* [Request]:
Locate every line below that contains the word "matplotlib" and copy it.

* [Material]:
____________________

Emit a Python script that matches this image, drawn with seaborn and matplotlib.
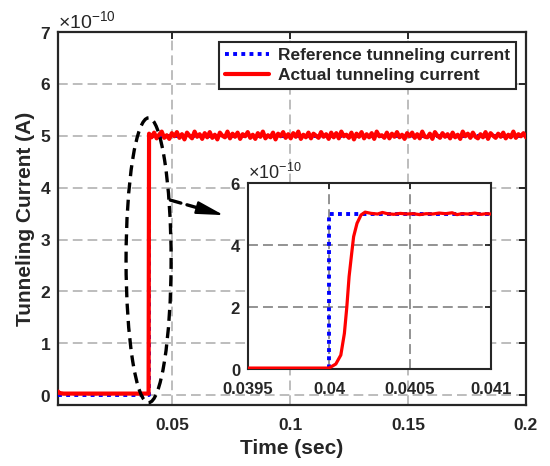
import numpy as np
import pandas as pd
import matplotlib
matplotlib.use("Agg")
import matplotlib.pyplot as plt
import seaborn as sns
from matplotlib.patches import Ellipse
from matplotlib.ticker import ScalarFormatter

sns.set_theme(style="white")
plt.rcParams["font.family"] = ["Liberation Sans", "DejaVu Sans"]
plt.rcParams["font.weight"] = "bold"
plt.rcParams["mathtext.fontset"] = "custom"
plt.rcParams["mathtext.rm"] = "Liberation Sans"
plt.rcParams["mathtext.default"] = "regular"

# ---------------- data ----------------
SCALE = 1e-10
# reference (desired) tunneling current
ref_time = [0.0016, 0.0400, 0.0400, 0.2000]
ref_current = [0.0, 0.0, 5.0, 5.0]

# actual tunneling current: pre-step part
act_pre_time = [0.0016, 0.0022, 0.0040, 0.0400]
act_pre_current = [0.07, 0.04, 0.03, 0.03]
# actual tunneling current: steady-state samples (x1e-10) after the step
act_steady = [
    5.04, 4.97, 5.06, 4.95, 5.02, 5.08, 4.96, 5.01, 4.94, 5.05,
    4.99, 5.07, 4.96, 5.03, 4.93, 5.06, 5.00, 4.95, 5.08, 4.98,
    5.03, 4.94, 5.05, 4.97, 5.07, 4.96, 5.02, 4.93, 5.06, 5.00,
    4.97, 5.08, 4.95, 5.04, 4.98, 5.06, 4.94, 5.03, 4.99, 5.07,
    4.96, 5.02, 4.94, 5.05, 4.98, 5.08, 4.95, 5.01, 4.97, 5.06,
    4.93, 5.04, 4.99, 5.07, 4.96, 5.03, 4.95, 5.05, 4.98, 5.08,
    4.94, 5.02, 4.97, 5.06, 4.95, 5.04, 5.00, 4.96, 5.07, 4.98,
    5.03, 4.94, 5.06, 4.97, 5.05, 4.95, 5.08, 4.99, 5.02, 4.96,
    5.06, 4.93, 5.04, 4.98, 5.07, 4.95, 5.03, 4.97, 5.05, 4.94,
    5.08, 4.99, 5.01, 4.96, 5.06, 4.95, 5.04, 4.98, 5.07, 4.97,
    5.02, 4.94, 5.05, 4.99, 5.06, 4.96, 5.03, 4.95, 5.08, 4.98,
    4.97, 5.04, 4.94, 5.07, 5.00, 4.96, 5.05, 4.98, 5.03, 4.95,
    5.06, 4.97, 5.02, 4.94, 5.08, 4.99, 5.04, 4.96, 5.06, 4.98,
    4.95, 5.03, 4.97, 5.07, 4.94, 5.05, 5.00, 4.96, 5.04, 4.98,
    5.06, 4.95, 5.02, 4.97, 5.08, 4.96, 5.03, 4.99, 5.05, 4.97,
]
act_steady_start, act_steady_end = 0.0402, 0.2000

# zoomed view of the step (inset)
inset_ref_time = [0.0395, 0.0400, 0.0400, 0.0410]
inset_ref_current = [0.0, 0.0, 5.0, 5.0]
inset_act_time = [0.03950, 0.04000, 0.040042, 0.040073, 0.040095, 0.040110,
                  0.040124, 0.040140, 0.040152, 0.040173, 0.040198, 0.040223,
                  0.040260, 0.040300, 0.040330, 0.040360, 0.040400, 0.040440,
                  0.040480, 0.040520, 0.040560, 0.040600, 0.040640, 0.040680,
                  0.040720, 0.040760, 0.040790, 0.040820, 0.040860, 0.040900,
                  0.040940, 0.040970, 0.041000]
inset_act_current = [0.03, 0.03, 0.16, 0.45, 1.15, 2.00,
                     2.98, 3.73, 4.27, 4.70, 4.97, 5.06,
                     5.02, 5.00, 5.05, 5.01, 4.99, 5.02,
                     5.00, 5.01, 4.98, 5.01, 5.00, 5.03,
                     5.01, 5.04, 4.98, 5.01, 5.00, 5.03,
                     4.99, 5.01, 5.00]

x_ticks = [0.05, 0.1, 0.15, 0.2]
x_ticklabels = ["0.05", "0.1", "0.15", "0.2"]
y_ticks = [0, 1, 2, 3, 4, 5, 6, 7]
inset_x_ticks = [0.0395, 0.04, 0.0405, 0.041]
inset_x_ticklabels = ["0.0395", "0.04", "0.0405", "0.041"]
inset_y_ticks = [0, 2, 4, 6]

labels = ["Reference tunneling current", "Actual tunneling current"]

# ---------------- frames ----------------
df_ref = pd.DataFrame({"t": ref_time, "i": np.array(ref_current) * SCALE})
act_time = list(act_pre_time) + list(np.linspace(act_steady_start, act_steady_end, len(act_steady)))
act_cur = list(act_pre_current) + list(act_steady)
df_act = pd.DataFrame({"t": act_time, "i": np.array(act_cur) * SCALE})
df_iref = pd.DataFrame({"t": inset_ref_time, "i": np.array(inset_ref_current) * SCALE})
df_iact = pd.DataFrame({"t": inset_act_time, "i": np.array(inset_act_current) * SCALE})

# ---------------- figure ----------------
W, H = 550, 466
fig = plt.figure(figsize=(W / 100, H / 100), dpi=100)
fig.patch.set_facecolor("white")
ax = fig.add_axes([58 / W, 1 - 405 / H, (526 - 58) / W, (405 - 32) / H])

TXT = "#262626"
BLUE = "#0000ff"
RED = "#ff0000"
dot_ls = (0, (1, 1.1))
dash_ls = (0, (3.3, 1.9))

sns.lineplot(data=df_ref, x="t", y="i", ax=ax, color=BLUE, linewidth=2.8,
             linestyle=dot_ls, estimator=None, sort=False, zorder=3)
sns.lineplot(data=df_act, x="t", y="i", ax=ax, color=RED, linewidth=3.0,
             estimator=None, sort=False, zorder=4)

ax.set_xlim(0.0016, 0.2)
ax.set_ylim(-0.19 * SCALE, 7 * SCALE)
ax.set_xticks(x_ticks)
ax.set_xticklabels(x_ticklabels)
ax.set_yticks([v * SCALE for v in y_ticks])
fmt = ScalarFormatter(useMathText=True)
fmt.set_powerlimits((0, 0))
ax.yaxis.set_major_formatter(fmt)
ax.yaxis.get_offset_text().set_fontsize(14)
ax.yaxis.get_offset_text().set_fontweight("normal")
ax.yaxis.get_offset_text().set_color(TXT)

ax.grid(True, color="#bdbdbd", linewidth=1.4, linestyle=(0, (5, 2.6)))
ax.set_axisbelow(True)
for s in ax.spines.values():
    s.set_color(TXT)
    s.set_linewidth(1.6)
    s.set_visible(True)
ax.tick_params(axis="both", direction="in", length=5, width=1.4, colors=TXT,
               labelsize=12.5, top=True, right=True)
ax.tick_params(axis="x", pad=9)
ax.tick_params(axis="y", pad=5)
for lab in ax.get_xticklabels() + ax.get_yticklabels():
    lab.set_fontweight("bold")
ax.set_xlabel("Time (sec)", fontsize=15, fontweight="bold", color=TXT, labelpad=5)
ax.set_ylabel("Tunneling Current (A)", fontsize=15, fontweight="bold", color=TXT, labelpad=3)

leg = ax.legend(ax.lines[:2], labels, loc="upper right", fancybox=False,
                framealpha=1, edgecolor=TXT, prop={"weight": "bold", "size": 12.5},
                handlelength=2.5, handletextpad=0.55, borderaxespad=0.55,
                labelspacing=0.3, borderpad=0.35)
leg.get_frame().set_linewidth(1.5)
leg.set_zorder(10)

# dashed ellipse highlighting the step and dashed arrow to the inset
ell = Ellipse((0.0400, 2.6 * SCALE), width=0.0191, height=5.49 * SCALE,
              fill=False, edgecolor="black", linewidth=2.4,
              linestyle=dash_ls, zorder=6, clip_on=False)
ax.add_patch(ell)
# arrow shaft (dashed) and solid arrow head
ax.annotate("", xy=(0.0655, 3.55 * SCALE), xytext=(0.0492, 3.76 * SCALE),
            arrowprops=dict(arrowstyle="-", linestyle=dash_ls, lw=2.4,
                            color="black", shrinkA=0, shrinkB=0), zorder=6)
ax.annotate("", xy=(0.0718, 3.47 * SCALE), xytext=(0.0640, 3.57 * SCALE),
            arrowprops=dict(arrowstyle="-|>,head_length=1.4,head_width=0.33",
                            lw=1.5, color="black", shrinkA=0, shrinkB=0), zorder=6)

# ---------------- inset ----------------
ins = fig.add_axes([248 / W, 1 - 369 / H, (491 - 248) / W, (369 - 183) / H])
ins.set_facecolor("white")
sns.lineplot(data=df_iref, x="t", y="i", ax=ins, color=BLUE, linewidth=2.8,
             linestyle=dot_ls, estimator=None, sort=False, zorder=3)
sns.lineplot(data=df_iact, x="t", y="i", ax=ins, color=RED, linewidth=2.3,
             estimator=None, sort=False, zorder=4)
ins.set_xlim(0.0395, 0.041)
ins.set_ylim(0, 6 * SCALE)
ins.set_xticks(inset_x_ticks)
ins.set_xticklabels(inset_x_ticklabels)
ins.set_yticks([v * SCALE for v in inset_y_ticks])
fmt2 = ScalarFormatter(useMathText=True)
fmt2.set_powerlimits((0, 0))
ins.yaxis.set_major_formatter(fmt2)
ins.yaxis.get_offset_text().set_fontsize(13)
ins.yaxis.get_offset_text().set_fontweight("normal")
ins.yaxis.get_offset_text().set_color(TXT)
ins.grid(True, color="#8a8a8a", linewidth=1.3, linestyle=(0, (5.5, 2.8)))
ins.set_axisbelow(True)
for s in ins.spines.values():
    s.set_color(TXT)
    s.set_linewidth(1.5)
    s.set_visible(True)
ins.tick_params(axis="both", direction="in", length=4, width=1.3, colors=TXT,
                labelsize=12, top=True, right=True)
ins.tick_params(axis="x", pad=9)
ins.tick_params(axis="y", pad=5)
for lab in ins.get_xticklabels() + ins.get_yticklabels():
    lab.set_fontweight("bold")
ins.set_xlabel("")
ins.set_ylabel("")

fig.savefig("out.png", dpi=100, facecolor="white")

____________________

* [The answer]:
Emit a Python script that matches this image, drawn with seaborn and matplotlib.
import matplotlib
matplotlib.use("Agg")
import matplotlib.pyplot as plt
from matplotlib.patches import Ellipse
from matplotlib.ticker import ScalarFormatter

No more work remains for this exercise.